Как Бэрд попал в Россию и оказался директором бродячего цирка, он не распространялся. Ходили слухи, цирк достался ему в наследство от тестя, мистера Томпсона, участника Крымской кампании, дальнего родственника генерал-лейтенанта Джеймса Симпсона, месяца четыре верховодившего английской армией в Крыму и смещенного за головотяпство.
Сам Вилли Томпсон служил матросом на британской канонерке, угодил в плен к русским, бежал, пересек донские степи, пытаясь вернуться в Англию. По дороге выучил несколько русских фраз, так что мог столковаться в деревнях о еде и ночлеге. Бродил по задворкам российской империи, в Галиции снюхался с такими же бродягами-цыганами, за пару фунтов стерлингов продавшими ему ворованных лошадей.
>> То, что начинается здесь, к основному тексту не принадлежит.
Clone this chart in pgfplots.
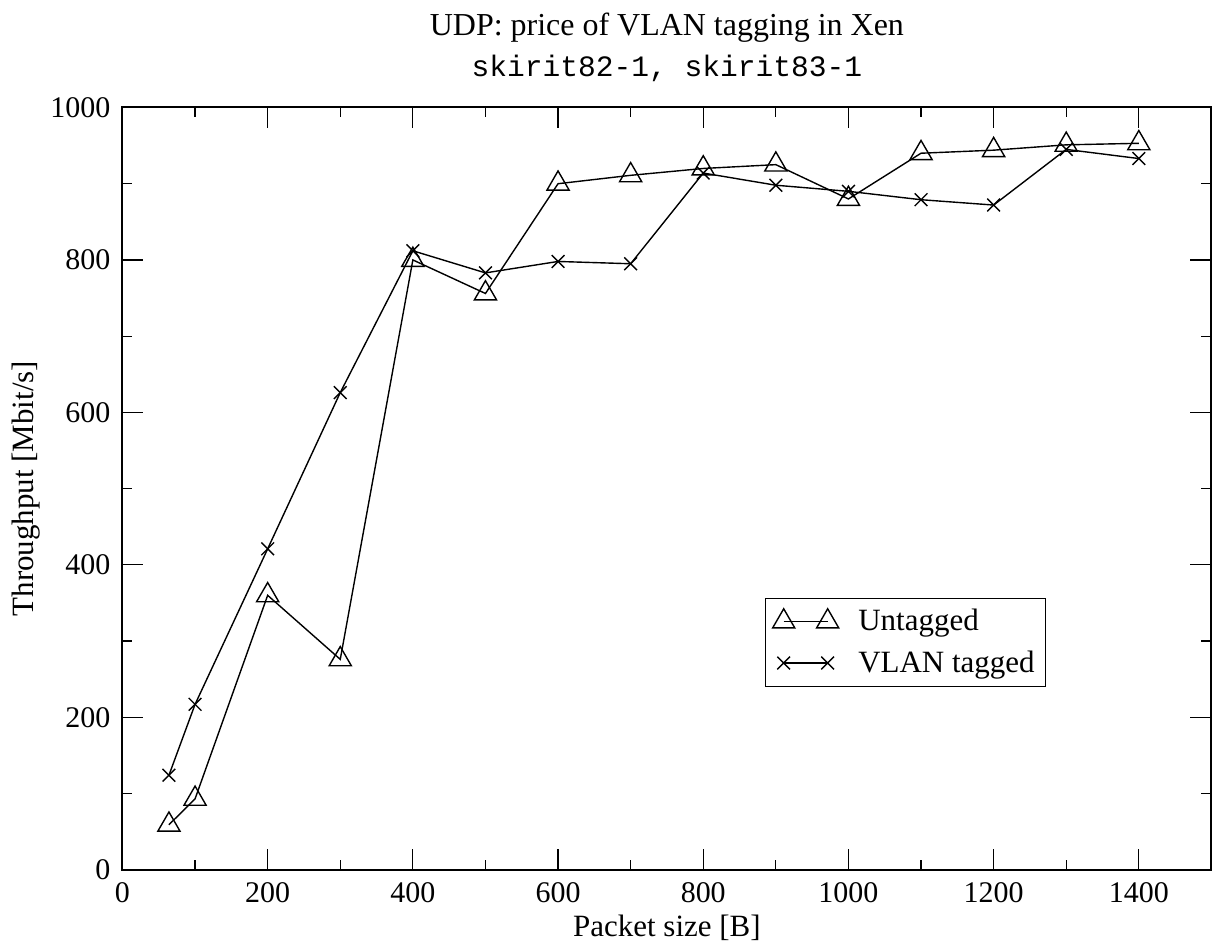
\documentclass[border=0pt]{standalone}
\usepackage{fontspec}
\setmainfont{Liberation Serif}
\setmonofont{Liberation Mono}
\usepackage{pgfplots}
\pgfplotsset{compat=1.18}
\usetikzlibrary{calc}
\begin{document}
\begin{tikzpicture}
\begin{axis}[
  name=ax,
  scale only axis,
  width=545pt, height=381.5pt,
  xmin=0, xmax=1500, ymin=0, ymax=1000,
  xtick={0,200,...,1400},
  ytick={0,200,...,1000},
  minor xtick={100,300,...,1500},
  minor ytick={100,300,...,900},
  tick align=inside,
  major tick length=10.5pt,
  minor tick length=5pt,
  axis line style={line width=1pt},
  every tick/.style={black, line width=0.6pt},
  tick label style={font=\fontsize{15}{17}\selectfont},
  xticklabel style={yshift=-3pt},
  yticklabel style={xshift=-2.5pt},
  /pgf/number format/assume math mode=true,
  /pgf/number format/1000 sep={},
  xlabel={Packet size [B]},
  ylabel={Throughput [Mbit/s]},
  label style={font=\fontsize{15.5}{17}\selectfont},
  xlabel style={yshift=1pt},
  ylabel style={yshift=-1.5pt},
  legend style={at={(0.590,0.357)}, anchor=north west, draw=black, line width=0.7pt,
    font=\fontsize{15.5}{17}\selectfont, inner sep=3.5pt, row sep=4.5pt, cells={anchor=west}},
  legend image code/.code={\path (0pt,0pt) (35pt,0pt); \draw[mark repeat=1,mark phase=1] plot coordinates {(0pt,0pt) (22pt,0pt)};},
  clip=false,
]
\addplot[black, line width=0.7pt, mark=triangle, mark size=6.4pt, mark options={solid, line width=0.7pt}] coordinates {
(64,59) (100,93) (200,360) (300,276) (400,800) (500,756) (600,900) (700,911) (800,920) (900,925) (1000,880) (1100,940) (1200,944) (1300,951) (1400,953)};
\addlegendentry{Untagged}
\addplot[black, line width=0.7pt, mark=x, mark size=4.5pt, mark options={solid, line width=0.7pt}] coordinates {
(64,124) (100,217) (200,421) (300,626) (400,812) (500,783) (600,798) (700,795) (800,914) (900,898) (1000,890) (1100,879) (1200,872) (1300,945) (1400,933)};
\addlegendentry{VLAN tagged}
\end{axis}
\node[font=\fontsize{16}{18}\selectfont, anchor=base] at ($(ax.north)+(0,35.8pt)$) {UDP: price of VLAN tagging in Xen};
\node[font=\ttfamily\fontsize{14.8}{17}\selectfont, anchor=base] at ($(ax.north)+(0,15.3pt)$) {skirit82-1, skirit83-1};
\pgfresetboundingbox
\path[use as bounding box] ($(ax.south west)+(-61.3pt,-35.2pt)$) rectangle ($(ax.north east)+(0.3pt,53.8pt)$);
\end{tikzpicture}
\end{document}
Эти первые лошади графа Дракулы и стали примами стихийно возникшего цирка, а цыган и вор Васька, которому пройдоха Томпсон дал звучное имя Василио Василли, – звездой его сомнительного шапито.
Постепенно цирк обрастал артистами: пара лилипутов Гарик и Марик до своей блистательной карьеры коверных промышляли в Одессе мелкими кражами, проникая в дома зажиточных обывателей через открытые форточки.
Во Львове Гарик познакомился с обворожительной лилипуткой Крисей. Гарик был парень не промах, возгорелся огонь до небес, объятая страстью Крися сбежала из отчего дома и до скончания дней пребывала Гарику нежной подругой, партнершей по репризам, а также наездницей и танцовщицей «доньей Чикитой».
Тридцать лет на манеже цирка, если можно так выразиться, первую скрипку играл атлет Иван Иваныч Гром. Томпсон вычислил его во время одной кошмарной заварухи в Одесском порту. Из-за чего уж там вспыхнула драка, Вилли не понял, грузчики молотили друг друга почем зря пудовыми кулаками, пока не вмешался здоровенный детина с ярмом для таскания тяжестей и железным крючком на веревочном обрыве. Ввинтившись в самое осиное гнездо, он раскидал разъяренных голиафов и предотвратил дальнейшее кровопролитие.